### [RAW DATA]
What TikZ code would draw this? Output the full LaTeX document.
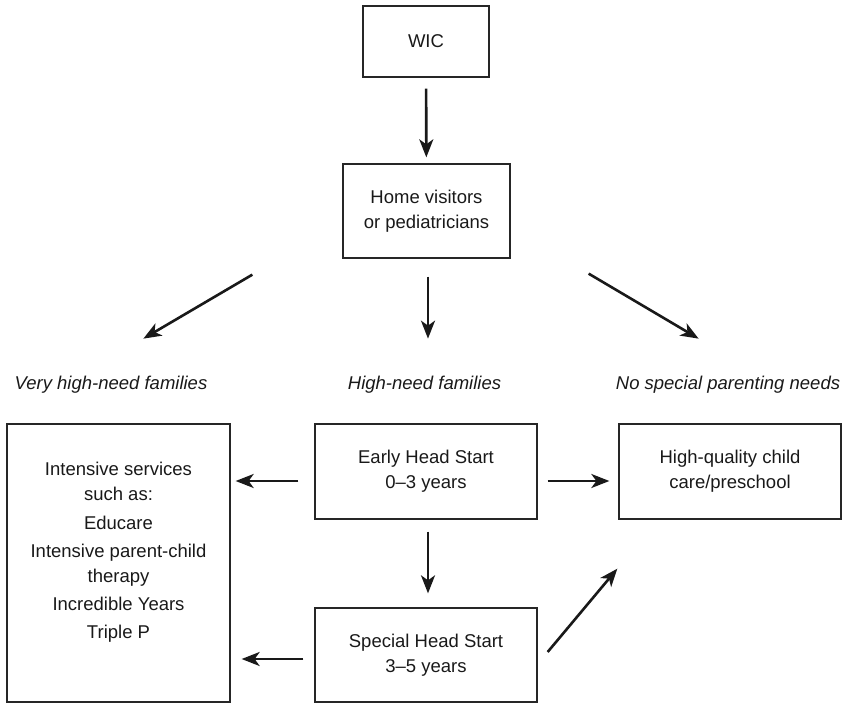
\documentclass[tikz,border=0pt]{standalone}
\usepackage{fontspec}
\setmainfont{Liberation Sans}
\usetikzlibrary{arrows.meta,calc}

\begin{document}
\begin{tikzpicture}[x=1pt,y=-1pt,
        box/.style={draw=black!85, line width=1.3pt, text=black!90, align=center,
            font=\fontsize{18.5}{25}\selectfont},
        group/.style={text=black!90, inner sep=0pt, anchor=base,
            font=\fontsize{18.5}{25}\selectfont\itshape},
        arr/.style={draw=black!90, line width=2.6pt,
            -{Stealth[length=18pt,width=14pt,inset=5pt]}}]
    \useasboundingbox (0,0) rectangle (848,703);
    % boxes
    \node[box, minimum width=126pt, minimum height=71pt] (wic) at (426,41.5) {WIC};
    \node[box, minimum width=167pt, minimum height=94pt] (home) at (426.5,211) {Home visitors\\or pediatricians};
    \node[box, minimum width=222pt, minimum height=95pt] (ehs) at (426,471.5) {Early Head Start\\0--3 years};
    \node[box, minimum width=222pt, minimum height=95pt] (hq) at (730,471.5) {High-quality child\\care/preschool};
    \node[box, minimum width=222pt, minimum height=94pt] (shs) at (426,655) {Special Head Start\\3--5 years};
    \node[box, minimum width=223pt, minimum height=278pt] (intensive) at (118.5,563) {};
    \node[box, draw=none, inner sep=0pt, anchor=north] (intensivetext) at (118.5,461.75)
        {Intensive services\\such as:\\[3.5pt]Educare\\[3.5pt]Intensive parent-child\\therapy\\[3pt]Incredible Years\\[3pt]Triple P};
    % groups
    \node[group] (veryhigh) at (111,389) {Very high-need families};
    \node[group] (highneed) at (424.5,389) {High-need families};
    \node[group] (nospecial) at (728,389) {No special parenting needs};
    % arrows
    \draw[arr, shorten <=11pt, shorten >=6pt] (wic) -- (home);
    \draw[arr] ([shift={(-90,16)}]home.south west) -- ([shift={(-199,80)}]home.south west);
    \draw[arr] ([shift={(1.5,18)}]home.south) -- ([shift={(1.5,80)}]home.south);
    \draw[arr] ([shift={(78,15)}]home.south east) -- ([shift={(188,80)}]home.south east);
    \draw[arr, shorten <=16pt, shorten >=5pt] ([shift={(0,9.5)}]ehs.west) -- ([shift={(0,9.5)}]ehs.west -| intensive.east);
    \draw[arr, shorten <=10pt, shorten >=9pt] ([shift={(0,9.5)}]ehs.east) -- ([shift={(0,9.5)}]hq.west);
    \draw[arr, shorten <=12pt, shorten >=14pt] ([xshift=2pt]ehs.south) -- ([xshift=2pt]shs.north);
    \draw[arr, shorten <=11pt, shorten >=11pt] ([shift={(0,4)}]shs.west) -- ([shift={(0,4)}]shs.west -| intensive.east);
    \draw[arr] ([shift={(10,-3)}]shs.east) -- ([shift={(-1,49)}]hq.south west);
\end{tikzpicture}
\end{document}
...
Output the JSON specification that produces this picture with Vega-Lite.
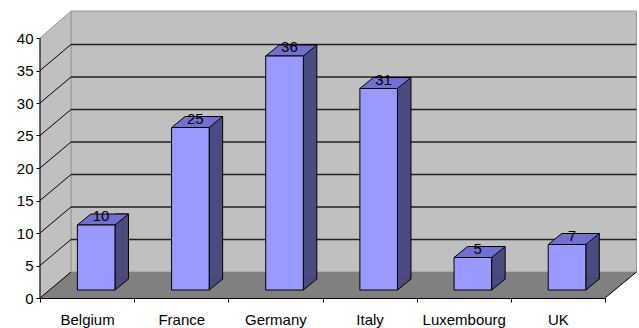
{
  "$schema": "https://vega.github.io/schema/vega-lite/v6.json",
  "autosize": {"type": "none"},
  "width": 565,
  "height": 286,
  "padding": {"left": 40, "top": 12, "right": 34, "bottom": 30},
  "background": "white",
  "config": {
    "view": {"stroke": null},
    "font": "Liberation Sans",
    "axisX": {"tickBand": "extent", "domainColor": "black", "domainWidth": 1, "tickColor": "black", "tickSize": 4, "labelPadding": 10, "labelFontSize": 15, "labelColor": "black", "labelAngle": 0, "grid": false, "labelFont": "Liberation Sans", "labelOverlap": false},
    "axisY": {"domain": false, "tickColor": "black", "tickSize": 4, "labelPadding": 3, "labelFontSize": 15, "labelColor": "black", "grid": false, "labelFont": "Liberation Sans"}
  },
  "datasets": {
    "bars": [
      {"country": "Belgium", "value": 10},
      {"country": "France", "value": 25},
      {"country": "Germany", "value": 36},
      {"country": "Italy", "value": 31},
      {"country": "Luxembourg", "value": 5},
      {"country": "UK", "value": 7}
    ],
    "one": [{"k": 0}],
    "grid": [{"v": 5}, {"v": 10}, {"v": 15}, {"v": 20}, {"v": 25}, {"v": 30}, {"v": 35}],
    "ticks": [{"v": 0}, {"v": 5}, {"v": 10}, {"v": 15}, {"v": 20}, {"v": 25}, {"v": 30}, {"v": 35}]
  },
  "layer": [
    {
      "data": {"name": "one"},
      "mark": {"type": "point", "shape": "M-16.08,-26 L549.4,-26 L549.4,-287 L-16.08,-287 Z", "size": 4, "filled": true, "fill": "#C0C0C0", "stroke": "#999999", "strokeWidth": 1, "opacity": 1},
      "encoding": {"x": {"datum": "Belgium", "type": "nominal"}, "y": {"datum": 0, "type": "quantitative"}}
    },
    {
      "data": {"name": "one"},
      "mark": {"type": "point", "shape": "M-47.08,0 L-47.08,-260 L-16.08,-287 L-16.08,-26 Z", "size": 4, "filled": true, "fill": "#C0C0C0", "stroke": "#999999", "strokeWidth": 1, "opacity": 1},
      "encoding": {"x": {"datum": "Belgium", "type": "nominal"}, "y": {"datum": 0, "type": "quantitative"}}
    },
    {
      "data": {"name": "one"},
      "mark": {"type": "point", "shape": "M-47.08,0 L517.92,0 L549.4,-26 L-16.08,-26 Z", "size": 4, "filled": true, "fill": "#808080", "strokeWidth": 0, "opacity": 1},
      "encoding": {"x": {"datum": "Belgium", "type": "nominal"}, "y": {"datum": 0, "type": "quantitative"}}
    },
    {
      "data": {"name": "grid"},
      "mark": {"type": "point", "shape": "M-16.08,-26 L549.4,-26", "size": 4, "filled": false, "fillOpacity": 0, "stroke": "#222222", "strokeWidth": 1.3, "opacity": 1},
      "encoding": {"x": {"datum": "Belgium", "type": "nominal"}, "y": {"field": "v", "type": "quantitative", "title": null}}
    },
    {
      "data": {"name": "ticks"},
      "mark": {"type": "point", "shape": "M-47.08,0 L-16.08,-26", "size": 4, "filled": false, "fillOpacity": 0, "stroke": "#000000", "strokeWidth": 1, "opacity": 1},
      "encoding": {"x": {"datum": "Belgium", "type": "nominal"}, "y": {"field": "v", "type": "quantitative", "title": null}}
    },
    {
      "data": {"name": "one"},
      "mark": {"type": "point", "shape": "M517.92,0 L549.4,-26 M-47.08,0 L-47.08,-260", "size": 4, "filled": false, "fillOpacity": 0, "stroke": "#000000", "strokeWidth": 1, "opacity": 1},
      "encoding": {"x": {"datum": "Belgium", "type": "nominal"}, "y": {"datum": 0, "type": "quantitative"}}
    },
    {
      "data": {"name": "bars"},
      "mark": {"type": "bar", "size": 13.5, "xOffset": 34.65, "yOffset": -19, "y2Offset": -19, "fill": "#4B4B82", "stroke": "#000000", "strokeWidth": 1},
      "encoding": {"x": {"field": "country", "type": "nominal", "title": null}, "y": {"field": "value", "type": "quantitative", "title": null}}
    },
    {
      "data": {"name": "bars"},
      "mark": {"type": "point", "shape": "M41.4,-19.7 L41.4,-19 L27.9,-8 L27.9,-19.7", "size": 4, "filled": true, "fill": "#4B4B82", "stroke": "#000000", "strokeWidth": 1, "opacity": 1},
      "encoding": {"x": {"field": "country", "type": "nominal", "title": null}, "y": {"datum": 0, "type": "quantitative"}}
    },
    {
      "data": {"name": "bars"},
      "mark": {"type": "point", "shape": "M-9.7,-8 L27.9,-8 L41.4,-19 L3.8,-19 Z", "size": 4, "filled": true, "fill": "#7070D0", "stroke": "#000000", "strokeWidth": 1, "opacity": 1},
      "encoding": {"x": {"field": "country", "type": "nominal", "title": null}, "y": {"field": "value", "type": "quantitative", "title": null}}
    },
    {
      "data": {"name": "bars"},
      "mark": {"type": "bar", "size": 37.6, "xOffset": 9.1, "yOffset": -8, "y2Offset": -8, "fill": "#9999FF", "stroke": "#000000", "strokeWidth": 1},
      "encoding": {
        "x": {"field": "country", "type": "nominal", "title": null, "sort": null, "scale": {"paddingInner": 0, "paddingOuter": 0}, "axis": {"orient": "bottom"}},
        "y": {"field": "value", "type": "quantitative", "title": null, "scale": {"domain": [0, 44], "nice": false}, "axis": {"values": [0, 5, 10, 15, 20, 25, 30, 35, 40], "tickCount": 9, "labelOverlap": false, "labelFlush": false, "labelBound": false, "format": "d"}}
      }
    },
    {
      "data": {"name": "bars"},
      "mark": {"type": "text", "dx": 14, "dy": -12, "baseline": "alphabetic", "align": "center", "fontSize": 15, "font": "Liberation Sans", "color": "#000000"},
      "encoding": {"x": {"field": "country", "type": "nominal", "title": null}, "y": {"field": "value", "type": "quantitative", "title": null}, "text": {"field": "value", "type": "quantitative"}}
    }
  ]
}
...
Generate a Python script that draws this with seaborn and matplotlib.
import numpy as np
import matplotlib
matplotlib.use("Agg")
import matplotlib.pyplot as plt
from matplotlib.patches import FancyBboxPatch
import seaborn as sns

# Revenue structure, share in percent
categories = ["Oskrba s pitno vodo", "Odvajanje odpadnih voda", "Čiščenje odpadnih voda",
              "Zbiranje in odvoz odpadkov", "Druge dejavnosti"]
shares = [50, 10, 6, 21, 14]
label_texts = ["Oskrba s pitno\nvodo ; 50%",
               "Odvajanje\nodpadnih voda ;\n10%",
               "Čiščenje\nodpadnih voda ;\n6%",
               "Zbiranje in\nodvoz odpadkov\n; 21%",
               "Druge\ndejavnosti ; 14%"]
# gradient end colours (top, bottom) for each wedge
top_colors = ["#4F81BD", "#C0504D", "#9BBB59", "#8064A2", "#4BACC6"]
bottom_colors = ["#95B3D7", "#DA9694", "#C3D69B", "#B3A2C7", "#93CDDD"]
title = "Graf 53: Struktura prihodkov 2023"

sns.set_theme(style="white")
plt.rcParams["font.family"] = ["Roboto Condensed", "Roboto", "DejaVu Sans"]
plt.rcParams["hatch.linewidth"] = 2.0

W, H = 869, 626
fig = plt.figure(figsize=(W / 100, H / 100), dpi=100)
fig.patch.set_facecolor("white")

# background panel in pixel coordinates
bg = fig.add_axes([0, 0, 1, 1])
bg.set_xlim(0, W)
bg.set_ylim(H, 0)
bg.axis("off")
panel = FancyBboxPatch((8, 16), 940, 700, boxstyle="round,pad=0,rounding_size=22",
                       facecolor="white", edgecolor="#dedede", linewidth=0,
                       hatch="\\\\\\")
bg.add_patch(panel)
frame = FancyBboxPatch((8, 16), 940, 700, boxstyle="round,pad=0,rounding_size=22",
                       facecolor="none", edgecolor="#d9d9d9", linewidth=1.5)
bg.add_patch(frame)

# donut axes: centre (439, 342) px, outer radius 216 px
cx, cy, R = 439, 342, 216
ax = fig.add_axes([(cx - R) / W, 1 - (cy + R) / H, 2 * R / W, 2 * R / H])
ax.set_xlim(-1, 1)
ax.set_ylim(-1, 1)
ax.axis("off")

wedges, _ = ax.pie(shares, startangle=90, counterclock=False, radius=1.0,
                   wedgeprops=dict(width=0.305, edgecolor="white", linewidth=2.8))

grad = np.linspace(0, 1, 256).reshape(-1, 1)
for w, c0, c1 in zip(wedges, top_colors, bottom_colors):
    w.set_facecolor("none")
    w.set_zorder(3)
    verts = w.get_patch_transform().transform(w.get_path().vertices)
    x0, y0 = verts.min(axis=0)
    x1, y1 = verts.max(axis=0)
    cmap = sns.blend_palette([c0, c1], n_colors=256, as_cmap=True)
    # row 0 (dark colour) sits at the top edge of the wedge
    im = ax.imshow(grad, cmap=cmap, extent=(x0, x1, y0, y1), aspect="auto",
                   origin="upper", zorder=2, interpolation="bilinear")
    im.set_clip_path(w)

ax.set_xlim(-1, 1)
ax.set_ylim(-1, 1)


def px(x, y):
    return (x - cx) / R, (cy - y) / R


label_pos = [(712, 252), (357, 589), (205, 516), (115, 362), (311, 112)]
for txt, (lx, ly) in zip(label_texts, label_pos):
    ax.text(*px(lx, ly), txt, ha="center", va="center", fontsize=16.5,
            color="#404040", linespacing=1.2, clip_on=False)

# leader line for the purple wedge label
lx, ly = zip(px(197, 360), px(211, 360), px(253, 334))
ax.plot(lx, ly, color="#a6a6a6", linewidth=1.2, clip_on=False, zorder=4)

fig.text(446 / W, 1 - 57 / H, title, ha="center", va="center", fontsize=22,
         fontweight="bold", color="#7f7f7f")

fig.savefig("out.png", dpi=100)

### [EXERCISE TASK]
Starting with the line that contains "Generate a Python", repeat each line exactly, and stop once the line that contains "import seaborn as sns" has been repeated.

### [EXERCISE RESPONSE]
Generate a Python script that draws this with seaborn and matplotlib.
import numpy as np
import matplotlib
matplotlib.use("Agg")
import matplotlib.pyplot as plt
from matplotlib.patches import FancyBboxPatch
import seaborn as sns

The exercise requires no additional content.